WHAT THE EXERCISE ASKS: Pull every line that holds the word "this" from the entries.

DATASET:
==============================
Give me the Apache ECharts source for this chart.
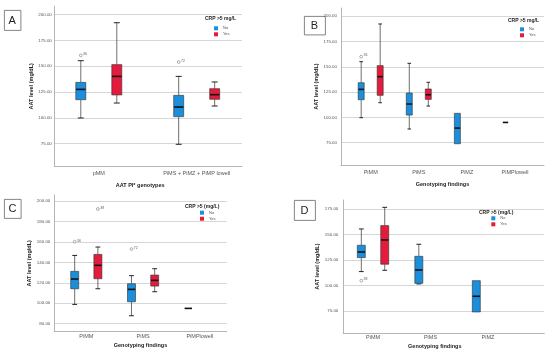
==============================
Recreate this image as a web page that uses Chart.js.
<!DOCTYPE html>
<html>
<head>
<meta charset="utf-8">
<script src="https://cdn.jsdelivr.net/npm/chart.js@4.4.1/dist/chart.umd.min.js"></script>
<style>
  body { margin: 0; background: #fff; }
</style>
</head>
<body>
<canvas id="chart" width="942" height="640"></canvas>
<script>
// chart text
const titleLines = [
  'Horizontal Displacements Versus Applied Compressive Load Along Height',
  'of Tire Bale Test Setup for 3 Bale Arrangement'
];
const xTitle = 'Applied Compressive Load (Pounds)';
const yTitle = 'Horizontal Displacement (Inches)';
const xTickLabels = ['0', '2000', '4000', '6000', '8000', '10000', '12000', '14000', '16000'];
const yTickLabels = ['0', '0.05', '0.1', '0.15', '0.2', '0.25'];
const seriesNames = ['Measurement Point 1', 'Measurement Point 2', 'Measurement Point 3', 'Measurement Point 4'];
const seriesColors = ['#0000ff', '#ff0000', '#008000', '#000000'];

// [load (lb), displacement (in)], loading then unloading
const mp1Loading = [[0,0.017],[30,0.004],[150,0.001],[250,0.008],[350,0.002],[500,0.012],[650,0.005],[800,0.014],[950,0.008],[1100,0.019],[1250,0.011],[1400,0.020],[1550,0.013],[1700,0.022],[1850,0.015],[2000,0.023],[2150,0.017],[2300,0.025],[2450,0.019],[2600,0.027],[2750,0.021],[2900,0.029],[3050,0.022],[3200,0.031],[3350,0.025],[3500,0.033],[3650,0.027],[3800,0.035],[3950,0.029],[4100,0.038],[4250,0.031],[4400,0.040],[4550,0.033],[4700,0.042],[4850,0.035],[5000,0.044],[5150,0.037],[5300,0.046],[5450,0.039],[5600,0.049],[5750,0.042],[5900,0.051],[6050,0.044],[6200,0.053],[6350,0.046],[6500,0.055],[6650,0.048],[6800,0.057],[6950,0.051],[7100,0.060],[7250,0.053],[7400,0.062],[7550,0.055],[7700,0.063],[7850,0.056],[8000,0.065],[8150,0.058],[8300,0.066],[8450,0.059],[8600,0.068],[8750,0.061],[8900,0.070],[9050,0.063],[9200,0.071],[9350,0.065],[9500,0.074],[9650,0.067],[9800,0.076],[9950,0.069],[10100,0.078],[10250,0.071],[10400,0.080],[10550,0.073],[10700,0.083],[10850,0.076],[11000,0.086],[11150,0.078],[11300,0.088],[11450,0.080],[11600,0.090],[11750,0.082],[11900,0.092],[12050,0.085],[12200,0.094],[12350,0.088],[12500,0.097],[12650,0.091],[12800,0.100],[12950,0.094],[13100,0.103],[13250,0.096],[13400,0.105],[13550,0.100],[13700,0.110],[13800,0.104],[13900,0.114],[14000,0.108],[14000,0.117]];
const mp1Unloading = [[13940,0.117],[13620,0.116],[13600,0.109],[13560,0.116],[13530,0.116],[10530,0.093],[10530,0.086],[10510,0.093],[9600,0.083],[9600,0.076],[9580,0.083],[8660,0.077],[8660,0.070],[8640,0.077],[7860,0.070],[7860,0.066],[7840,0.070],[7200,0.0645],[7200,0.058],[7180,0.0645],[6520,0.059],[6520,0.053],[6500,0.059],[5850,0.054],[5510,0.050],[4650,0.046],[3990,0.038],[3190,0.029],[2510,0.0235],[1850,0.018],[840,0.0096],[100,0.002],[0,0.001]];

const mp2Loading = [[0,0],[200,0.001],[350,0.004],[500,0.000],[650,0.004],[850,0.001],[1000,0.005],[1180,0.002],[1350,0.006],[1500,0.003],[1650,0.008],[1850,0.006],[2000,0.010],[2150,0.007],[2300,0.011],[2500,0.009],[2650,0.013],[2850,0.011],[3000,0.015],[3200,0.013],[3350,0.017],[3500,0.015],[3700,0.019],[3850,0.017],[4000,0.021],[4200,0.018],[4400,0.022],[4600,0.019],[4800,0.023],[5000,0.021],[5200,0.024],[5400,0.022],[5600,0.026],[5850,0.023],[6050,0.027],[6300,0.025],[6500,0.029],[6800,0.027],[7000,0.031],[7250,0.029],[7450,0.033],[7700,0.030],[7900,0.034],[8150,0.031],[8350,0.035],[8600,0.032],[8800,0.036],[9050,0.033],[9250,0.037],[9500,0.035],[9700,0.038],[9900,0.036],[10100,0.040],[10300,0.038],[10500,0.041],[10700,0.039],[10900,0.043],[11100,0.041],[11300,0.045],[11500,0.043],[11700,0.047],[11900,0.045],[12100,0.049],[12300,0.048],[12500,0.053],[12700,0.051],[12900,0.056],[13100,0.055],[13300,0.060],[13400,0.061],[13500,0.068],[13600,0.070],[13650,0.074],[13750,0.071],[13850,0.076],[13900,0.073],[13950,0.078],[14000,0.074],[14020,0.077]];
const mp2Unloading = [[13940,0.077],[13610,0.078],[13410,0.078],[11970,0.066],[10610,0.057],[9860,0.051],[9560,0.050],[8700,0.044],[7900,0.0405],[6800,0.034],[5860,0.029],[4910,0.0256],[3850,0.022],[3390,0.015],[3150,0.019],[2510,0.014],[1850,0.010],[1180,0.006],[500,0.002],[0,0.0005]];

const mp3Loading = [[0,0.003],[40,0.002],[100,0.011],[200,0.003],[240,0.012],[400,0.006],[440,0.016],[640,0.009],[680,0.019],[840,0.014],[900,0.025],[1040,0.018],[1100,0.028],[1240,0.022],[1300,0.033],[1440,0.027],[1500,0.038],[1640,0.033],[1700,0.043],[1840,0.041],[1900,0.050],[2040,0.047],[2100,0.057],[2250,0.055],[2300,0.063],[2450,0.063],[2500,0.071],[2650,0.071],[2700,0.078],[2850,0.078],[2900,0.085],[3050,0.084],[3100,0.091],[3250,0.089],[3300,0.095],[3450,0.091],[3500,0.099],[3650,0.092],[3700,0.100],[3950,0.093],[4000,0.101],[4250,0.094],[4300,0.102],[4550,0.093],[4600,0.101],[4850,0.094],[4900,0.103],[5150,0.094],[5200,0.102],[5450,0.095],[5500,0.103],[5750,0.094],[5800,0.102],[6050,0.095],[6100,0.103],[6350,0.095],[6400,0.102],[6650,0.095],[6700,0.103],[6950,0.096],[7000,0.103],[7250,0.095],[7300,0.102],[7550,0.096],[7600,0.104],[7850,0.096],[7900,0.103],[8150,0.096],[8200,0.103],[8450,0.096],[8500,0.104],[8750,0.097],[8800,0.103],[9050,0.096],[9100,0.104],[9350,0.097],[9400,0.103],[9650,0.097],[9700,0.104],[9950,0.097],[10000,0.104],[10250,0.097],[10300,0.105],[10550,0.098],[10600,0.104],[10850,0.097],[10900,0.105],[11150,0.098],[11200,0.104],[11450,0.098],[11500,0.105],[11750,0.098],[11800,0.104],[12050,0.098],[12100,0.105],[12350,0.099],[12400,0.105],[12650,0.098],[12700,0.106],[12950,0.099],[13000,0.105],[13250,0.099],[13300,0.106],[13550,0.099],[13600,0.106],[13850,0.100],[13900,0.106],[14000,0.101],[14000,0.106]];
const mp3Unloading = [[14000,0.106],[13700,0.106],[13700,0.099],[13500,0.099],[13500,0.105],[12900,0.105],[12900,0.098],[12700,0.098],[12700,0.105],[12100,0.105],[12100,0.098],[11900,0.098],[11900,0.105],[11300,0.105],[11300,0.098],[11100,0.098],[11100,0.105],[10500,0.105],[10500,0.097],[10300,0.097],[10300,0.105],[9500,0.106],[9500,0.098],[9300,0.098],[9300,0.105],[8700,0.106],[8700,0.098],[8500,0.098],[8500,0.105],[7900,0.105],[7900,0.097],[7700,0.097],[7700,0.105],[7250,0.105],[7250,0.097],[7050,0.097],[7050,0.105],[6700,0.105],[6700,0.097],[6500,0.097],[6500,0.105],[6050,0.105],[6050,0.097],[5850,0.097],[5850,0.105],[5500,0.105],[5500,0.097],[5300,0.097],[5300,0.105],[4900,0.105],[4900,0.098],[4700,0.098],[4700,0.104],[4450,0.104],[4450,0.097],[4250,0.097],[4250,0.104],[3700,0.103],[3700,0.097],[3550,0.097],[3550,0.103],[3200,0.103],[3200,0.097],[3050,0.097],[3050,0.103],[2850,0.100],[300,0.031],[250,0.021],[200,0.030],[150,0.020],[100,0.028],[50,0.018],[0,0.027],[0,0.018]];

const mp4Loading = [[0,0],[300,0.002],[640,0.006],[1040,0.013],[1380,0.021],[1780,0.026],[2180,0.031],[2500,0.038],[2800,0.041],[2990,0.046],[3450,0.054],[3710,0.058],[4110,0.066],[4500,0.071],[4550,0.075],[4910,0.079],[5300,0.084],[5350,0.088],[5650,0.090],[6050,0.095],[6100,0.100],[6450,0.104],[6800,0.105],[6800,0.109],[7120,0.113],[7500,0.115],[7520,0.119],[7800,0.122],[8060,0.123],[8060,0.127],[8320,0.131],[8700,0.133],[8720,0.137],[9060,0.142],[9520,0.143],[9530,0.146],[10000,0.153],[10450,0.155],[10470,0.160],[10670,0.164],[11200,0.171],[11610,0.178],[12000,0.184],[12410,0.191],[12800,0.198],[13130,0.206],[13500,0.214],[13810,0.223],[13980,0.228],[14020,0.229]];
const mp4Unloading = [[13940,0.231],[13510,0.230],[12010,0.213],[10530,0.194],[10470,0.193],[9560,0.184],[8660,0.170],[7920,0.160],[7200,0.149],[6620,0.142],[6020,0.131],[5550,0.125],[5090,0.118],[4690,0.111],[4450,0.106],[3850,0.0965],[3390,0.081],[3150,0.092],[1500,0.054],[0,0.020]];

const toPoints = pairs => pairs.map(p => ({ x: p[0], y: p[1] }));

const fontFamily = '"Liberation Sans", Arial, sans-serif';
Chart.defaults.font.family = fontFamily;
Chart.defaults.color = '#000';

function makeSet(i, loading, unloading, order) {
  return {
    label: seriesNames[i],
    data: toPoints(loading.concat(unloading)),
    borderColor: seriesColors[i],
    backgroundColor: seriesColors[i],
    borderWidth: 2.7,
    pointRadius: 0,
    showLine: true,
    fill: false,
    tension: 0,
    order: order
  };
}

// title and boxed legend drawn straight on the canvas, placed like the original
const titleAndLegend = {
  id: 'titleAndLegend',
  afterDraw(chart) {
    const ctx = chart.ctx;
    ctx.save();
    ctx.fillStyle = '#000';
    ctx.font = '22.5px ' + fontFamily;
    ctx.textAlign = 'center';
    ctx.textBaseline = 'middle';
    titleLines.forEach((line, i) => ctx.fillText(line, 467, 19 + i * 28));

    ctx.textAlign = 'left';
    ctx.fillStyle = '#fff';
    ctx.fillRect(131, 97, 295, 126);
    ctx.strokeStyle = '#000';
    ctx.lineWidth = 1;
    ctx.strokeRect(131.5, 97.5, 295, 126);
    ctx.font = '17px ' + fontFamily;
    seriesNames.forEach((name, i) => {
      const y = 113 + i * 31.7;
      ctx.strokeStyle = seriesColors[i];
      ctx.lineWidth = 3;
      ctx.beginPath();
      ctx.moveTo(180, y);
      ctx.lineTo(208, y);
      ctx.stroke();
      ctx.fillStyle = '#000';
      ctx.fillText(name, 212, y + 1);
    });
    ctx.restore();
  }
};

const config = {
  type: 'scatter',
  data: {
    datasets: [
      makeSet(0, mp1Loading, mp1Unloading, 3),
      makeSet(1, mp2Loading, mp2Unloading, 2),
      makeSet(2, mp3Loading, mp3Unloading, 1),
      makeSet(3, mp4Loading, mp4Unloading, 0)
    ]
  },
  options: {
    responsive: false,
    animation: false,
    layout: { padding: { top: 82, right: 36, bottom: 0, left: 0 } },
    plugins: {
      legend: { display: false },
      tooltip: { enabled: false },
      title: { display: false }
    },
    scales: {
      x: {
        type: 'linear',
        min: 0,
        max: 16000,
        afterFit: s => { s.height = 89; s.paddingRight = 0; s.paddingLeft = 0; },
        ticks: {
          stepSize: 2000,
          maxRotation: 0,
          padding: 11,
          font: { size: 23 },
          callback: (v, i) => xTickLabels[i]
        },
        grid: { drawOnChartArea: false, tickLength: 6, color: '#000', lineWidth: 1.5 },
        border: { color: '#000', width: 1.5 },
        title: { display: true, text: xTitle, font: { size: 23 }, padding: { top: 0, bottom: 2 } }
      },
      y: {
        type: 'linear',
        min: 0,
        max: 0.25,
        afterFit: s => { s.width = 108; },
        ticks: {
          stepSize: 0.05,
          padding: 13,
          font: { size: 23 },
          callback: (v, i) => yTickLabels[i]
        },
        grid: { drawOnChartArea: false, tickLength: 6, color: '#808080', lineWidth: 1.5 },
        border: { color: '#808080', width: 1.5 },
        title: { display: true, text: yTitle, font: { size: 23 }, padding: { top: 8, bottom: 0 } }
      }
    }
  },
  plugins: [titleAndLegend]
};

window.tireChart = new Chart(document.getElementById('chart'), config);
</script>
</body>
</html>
==============================
CORRECT RESPONSE:
Give me the Apache ECharts source for this chart.
Recreate this image as a web page that uses Chart.js.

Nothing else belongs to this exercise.